On February 8, 2015, we gathered at Ri Ra in Clarendon to remember Brad.
"We" is not a word I am used to using. There were a lot of people there. More people than I normally see in an entire week. And that was only a fraction of the multitude who had paid their respects at the funeral home a few hours earlier. At one point I counted a hundred people just in the funeral home's parlor and at least that many in the halls, waiting room, refreshment room, and loitering outside with smokes and dip. I had written that Brad was much loved and would be much missed. I had no idea by how many, though.
The stream of people introducing themselves and shaking my hand was too much for me to process. I only recognized a handful of people. I actually knew fewer than that. I gave up trying to remember names and faces and just nodded my head, said thank you, maybe hugged them, and then did my best to extricate myself from the situation. Not even half of them made the trip to Ri Ra, but even so, the crowd there was less a group of people than a force of nature: surging, ebbing, flowing, rising, falling, advancing, and receding. All for Brad. All for the person I had been selfishly thinking of as my friend.
Our friend is what he was.
I said a few words—extemporized within the moment and now forgotten—and tried to take the cameras and disappear back into the few empty spaces the bar still had. An elementary school friend of both Brad and myself, who I had been overjoyed to see and meet and hug at the funeral home, caught me and offered me a seat.

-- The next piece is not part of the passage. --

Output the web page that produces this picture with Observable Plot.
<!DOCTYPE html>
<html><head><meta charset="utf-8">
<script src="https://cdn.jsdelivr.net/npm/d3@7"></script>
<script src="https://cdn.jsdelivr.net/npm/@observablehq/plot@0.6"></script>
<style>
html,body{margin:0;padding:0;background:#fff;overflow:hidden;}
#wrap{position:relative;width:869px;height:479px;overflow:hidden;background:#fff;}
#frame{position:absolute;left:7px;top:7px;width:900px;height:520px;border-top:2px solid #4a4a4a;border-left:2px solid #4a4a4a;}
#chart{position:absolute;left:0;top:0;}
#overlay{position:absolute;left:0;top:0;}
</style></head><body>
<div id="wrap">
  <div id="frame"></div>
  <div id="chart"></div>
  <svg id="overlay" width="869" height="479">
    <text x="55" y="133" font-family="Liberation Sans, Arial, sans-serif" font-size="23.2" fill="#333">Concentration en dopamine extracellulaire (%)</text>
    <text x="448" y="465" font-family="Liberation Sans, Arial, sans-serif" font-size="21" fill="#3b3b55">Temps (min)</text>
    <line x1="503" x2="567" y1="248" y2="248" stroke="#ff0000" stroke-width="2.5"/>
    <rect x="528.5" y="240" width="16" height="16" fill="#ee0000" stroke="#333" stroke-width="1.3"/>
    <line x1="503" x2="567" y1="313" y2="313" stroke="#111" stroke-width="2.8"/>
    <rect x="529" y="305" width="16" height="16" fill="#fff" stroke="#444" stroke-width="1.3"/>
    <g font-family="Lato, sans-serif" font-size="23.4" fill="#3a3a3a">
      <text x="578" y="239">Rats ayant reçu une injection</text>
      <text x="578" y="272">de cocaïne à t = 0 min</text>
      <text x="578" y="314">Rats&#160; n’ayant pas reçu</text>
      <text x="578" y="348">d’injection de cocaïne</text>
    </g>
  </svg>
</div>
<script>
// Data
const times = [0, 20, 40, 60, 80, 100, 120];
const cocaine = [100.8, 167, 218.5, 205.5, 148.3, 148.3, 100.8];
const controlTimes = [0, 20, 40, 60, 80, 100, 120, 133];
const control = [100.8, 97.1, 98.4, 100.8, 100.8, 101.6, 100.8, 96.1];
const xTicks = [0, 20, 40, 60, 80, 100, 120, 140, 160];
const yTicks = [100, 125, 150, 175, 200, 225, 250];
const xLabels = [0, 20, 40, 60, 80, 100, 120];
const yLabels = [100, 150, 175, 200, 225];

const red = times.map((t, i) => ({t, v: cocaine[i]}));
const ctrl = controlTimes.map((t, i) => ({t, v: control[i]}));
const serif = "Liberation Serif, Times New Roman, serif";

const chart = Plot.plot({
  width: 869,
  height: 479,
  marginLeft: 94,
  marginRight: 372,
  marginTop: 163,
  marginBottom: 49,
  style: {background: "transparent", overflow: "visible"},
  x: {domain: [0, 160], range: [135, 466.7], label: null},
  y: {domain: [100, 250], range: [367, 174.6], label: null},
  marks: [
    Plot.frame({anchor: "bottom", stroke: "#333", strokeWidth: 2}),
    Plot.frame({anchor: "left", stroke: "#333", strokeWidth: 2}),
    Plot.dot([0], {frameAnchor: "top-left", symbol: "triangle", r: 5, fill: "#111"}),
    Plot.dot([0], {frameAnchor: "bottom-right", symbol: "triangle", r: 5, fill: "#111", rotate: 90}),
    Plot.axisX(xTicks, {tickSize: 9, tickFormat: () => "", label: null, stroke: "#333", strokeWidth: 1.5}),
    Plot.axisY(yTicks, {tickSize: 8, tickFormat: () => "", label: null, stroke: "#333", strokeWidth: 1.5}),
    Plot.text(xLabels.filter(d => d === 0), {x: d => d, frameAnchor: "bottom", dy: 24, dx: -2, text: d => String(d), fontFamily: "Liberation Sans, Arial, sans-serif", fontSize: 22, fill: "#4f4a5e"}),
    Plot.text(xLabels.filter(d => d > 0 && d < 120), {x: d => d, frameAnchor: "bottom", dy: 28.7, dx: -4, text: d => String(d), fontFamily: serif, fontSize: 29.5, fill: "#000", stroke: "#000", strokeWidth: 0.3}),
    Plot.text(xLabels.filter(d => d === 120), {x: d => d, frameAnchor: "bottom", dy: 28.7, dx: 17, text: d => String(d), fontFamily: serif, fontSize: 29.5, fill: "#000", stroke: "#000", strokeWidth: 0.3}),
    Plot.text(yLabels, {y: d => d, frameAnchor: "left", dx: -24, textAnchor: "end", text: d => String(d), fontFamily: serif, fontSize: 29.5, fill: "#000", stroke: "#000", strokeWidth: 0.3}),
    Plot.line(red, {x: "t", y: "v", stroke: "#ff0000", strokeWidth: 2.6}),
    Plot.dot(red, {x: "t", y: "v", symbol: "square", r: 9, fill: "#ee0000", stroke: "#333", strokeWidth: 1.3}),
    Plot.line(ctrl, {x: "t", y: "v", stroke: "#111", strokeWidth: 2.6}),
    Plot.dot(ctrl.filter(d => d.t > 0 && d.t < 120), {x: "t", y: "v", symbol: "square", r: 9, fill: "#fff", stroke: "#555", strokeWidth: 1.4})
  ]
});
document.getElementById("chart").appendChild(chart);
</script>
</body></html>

It was at a table full of folks who went to HB Woodlawn with Brad. Some I'd known. Some well. Most not. Our conversation broke the flow of time completely. We would tell stories and laugh and cry and then stop as one and sit in perfect stillness for a second or two or three before crashing back into life and motion with the next story—which might be from 2004 or 1996 or 1992 or 1999 or any point between or beyond.

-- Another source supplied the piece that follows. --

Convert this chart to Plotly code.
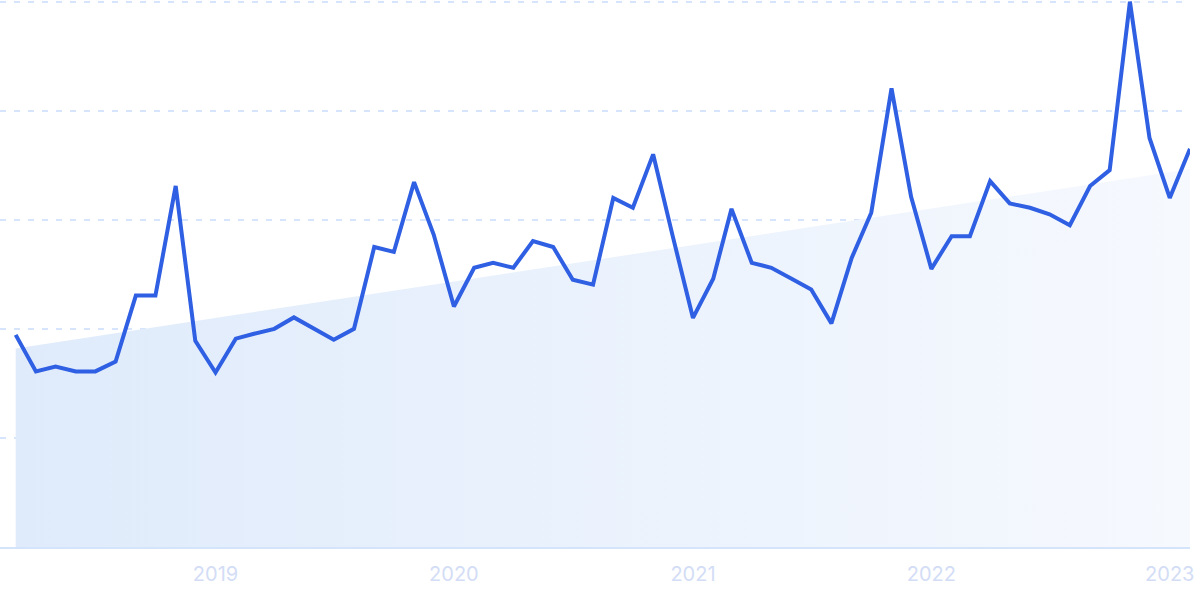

It was the kind of thing Brad would've loved. The idea of it, the planning of it, the anticipation of it—all would've made him crazy—but once he was there, he would've floated happily on the currents all night long.
To everyone who was there at the funeral home, thank you. To everyone who came out to Ri Ra, thank you. To everyone who wished they could've been there, thank you. To everyone who shared a friendship with Brad, thank you. To his family and his wife, thank you. Again, and again, and again: thank you.